◆ Prompt:
Where the word "this" occurs in a line, return that line.

◆ Exercise material:
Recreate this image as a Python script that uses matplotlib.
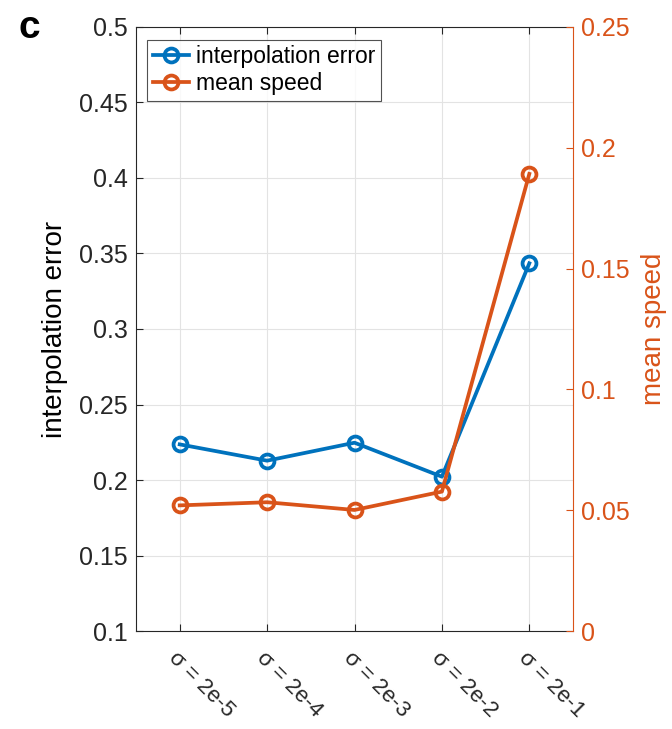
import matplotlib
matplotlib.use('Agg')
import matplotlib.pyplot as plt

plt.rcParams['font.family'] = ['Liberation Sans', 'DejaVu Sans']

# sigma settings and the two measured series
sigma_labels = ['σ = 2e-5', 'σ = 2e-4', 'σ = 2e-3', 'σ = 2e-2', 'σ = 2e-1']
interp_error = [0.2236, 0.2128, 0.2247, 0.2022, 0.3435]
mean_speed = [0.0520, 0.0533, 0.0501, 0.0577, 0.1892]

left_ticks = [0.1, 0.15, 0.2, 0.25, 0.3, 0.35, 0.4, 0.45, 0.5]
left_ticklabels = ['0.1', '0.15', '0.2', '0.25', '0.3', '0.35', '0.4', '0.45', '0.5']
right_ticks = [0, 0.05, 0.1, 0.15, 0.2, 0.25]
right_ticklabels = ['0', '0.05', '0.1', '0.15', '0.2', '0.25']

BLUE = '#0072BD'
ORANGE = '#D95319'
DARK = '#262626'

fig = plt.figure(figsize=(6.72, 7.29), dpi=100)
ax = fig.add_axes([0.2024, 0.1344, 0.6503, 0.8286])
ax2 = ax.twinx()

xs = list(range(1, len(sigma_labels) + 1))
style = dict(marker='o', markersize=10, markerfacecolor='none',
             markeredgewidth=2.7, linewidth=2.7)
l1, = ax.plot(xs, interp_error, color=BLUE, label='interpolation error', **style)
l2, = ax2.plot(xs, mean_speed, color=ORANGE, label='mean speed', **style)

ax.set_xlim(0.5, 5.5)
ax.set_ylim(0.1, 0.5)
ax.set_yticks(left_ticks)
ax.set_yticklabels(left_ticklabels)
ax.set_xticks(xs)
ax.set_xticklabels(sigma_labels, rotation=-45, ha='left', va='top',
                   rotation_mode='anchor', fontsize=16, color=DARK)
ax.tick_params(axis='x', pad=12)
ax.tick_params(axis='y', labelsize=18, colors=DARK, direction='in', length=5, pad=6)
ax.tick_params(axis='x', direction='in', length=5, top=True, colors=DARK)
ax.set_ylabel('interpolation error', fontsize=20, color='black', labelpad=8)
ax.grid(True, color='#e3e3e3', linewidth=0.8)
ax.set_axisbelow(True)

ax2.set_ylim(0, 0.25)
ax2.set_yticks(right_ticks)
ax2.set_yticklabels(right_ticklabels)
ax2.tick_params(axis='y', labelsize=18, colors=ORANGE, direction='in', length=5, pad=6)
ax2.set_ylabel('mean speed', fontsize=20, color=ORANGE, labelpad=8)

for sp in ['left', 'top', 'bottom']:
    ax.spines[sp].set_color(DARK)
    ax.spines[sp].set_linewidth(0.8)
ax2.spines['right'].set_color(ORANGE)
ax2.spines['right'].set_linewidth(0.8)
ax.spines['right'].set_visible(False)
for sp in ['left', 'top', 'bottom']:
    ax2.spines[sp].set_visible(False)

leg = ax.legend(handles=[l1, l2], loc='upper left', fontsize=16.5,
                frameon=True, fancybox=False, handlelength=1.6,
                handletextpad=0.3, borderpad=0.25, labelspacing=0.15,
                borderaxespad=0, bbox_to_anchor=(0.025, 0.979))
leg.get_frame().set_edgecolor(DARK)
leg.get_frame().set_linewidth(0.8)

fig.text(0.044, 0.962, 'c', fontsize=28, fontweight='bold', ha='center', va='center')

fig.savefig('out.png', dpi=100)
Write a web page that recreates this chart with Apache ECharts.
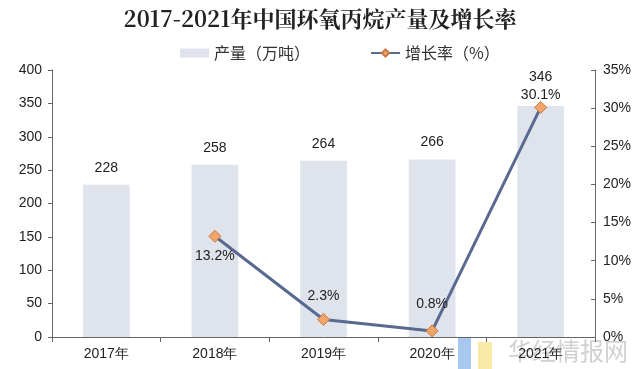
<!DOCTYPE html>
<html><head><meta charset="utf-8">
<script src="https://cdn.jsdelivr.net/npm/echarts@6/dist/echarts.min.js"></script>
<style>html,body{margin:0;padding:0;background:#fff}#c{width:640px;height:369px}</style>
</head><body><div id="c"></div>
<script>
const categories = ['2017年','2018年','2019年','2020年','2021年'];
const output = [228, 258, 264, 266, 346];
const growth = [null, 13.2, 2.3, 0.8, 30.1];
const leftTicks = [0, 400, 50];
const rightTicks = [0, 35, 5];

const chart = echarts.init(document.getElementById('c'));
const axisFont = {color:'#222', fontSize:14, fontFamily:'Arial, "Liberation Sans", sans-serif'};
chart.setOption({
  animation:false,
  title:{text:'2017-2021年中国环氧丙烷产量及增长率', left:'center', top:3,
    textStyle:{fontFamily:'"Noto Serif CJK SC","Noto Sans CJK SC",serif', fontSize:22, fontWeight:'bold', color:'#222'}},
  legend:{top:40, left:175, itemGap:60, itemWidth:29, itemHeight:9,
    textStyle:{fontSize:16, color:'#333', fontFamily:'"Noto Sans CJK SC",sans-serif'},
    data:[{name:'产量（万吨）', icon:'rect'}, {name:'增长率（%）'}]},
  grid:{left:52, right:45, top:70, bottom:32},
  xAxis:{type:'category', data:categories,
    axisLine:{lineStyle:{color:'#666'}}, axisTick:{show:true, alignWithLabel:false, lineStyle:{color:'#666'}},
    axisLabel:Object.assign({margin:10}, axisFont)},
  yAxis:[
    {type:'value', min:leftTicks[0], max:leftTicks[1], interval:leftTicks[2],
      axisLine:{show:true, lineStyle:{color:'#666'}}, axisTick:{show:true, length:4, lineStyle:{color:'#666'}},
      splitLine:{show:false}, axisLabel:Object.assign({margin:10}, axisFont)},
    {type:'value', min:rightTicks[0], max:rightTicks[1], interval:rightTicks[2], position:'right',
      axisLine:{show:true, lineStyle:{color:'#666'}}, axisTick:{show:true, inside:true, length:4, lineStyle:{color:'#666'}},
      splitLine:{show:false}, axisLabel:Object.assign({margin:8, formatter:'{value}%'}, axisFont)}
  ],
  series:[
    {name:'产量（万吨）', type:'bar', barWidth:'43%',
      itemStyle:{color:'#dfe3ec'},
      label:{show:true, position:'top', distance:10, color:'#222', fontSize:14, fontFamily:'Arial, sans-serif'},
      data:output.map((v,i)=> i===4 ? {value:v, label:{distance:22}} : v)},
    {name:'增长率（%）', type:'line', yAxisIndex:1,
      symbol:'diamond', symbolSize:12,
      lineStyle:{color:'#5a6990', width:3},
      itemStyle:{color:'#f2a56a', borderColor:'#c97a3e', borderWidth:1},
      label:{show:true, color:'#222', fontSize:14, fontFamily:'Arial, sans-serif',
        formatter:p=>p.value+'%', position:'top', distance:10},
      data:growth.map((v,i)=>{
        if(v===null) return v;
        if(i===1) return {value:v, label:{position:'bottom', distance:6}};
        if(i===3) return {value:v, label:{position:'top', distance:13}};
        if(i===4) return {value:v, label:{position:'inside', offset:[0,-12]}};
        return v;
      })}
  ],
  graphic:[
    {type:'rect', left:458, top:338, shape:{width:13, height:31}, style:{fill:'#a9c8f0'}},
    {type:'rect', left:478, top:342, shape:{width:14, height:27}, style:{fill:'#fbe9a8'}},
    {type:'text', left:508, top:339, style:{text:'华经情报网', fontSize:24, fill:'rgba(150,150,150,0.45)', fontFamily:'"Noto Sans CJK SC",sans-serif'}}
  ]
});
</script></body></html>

◆ Full answer:
Recreate this image as a Python script that uses matplotlib.
Write a web page that recreates this chart with Apache ECharts.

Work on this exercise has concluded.